Operating profit at the division was static at £19.3m, which meant margins improved from 7.7% to 8.4%.

Print is effectively providing the platform for the group’s £200m splurge on the acquisition of a raft of marketing businesses. Armitage said the group remains on the lookout for further acquisitions in complementary, “high growth” areas of marketing services.

St Ives is pinning its future on these operations. The marketing services division is split into data marketing, digital marketing, consultancy services and field marketing. All grew with the exception of field marketing, which slipped 8.7% to £11.6m due to “increased competitive pressure”.

Overall, revenues from marketing services grew by almost 50% to £98.1m from £65.9m, boosted by recent buys Realise and Hive Health Group.

Operating profit at the division jumped 52.6% to £11.6m.

The group’s net debt increased to £42.7m from £15.2m, but chief financial officer Brad Gray said the balance sheet remained “robust”. Its bank credit facilities have been increased from £70m to £90m, of which it had drawn down £55m at the year-end.

“We are relaxed about the debt. The outflows are all investment-related,” Armitage added.

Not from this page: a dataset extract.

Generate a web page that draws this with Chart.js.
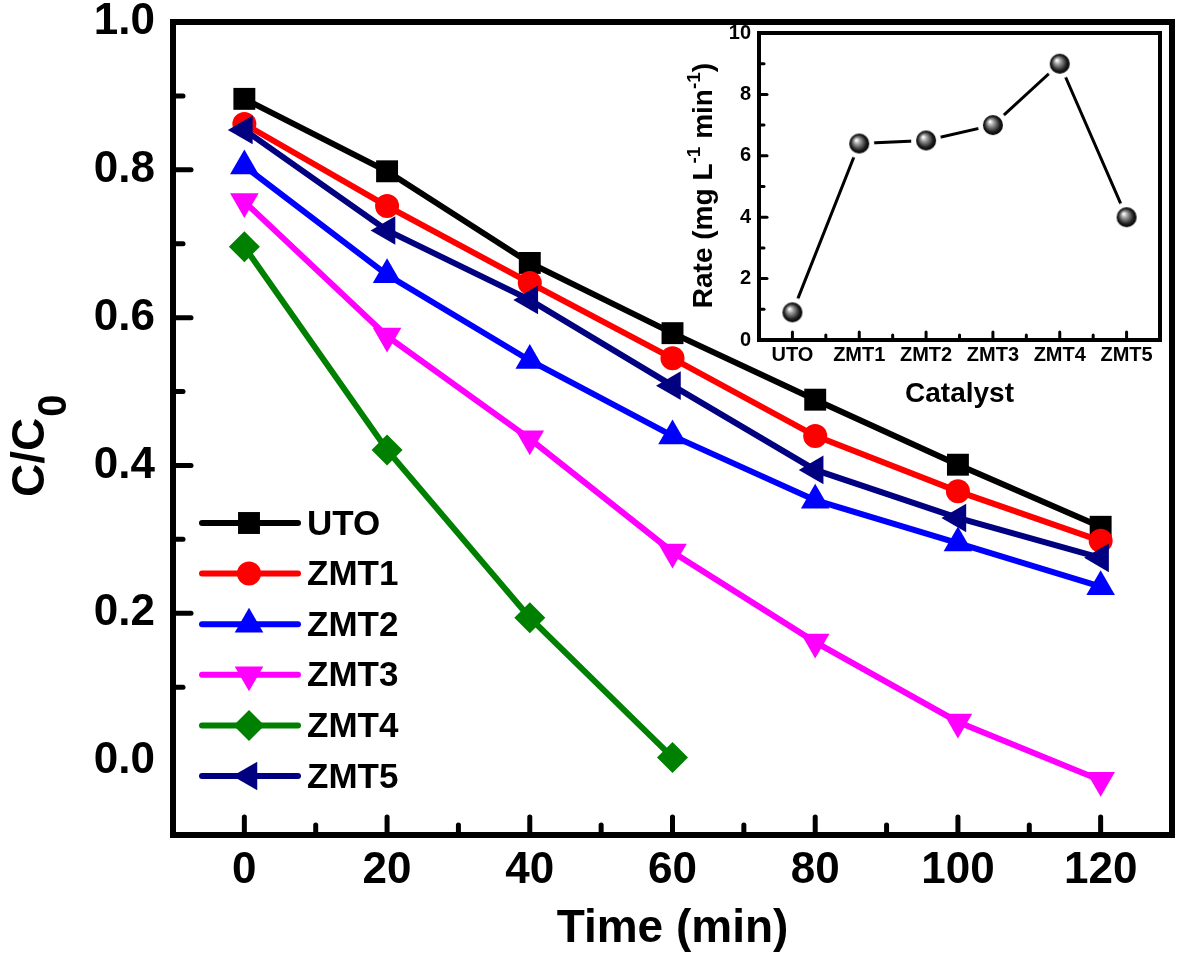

Last year the group’s defined benefit pension scheme had a small surplus, but after the valuation carried out earlier this year it now shows a £9.8m deficit, caused in part by changes to the rates used to value the scheme’s liabilities. The firm will continue to pay £2m per annum into the scheme.

St Ives has increased its total dividend by 10% to 7.15p. Its shares rose 2.53p in early trading to 202.53p (52 week high: 224.75p, low: 169p), but subsequently slipped back to 198.5p.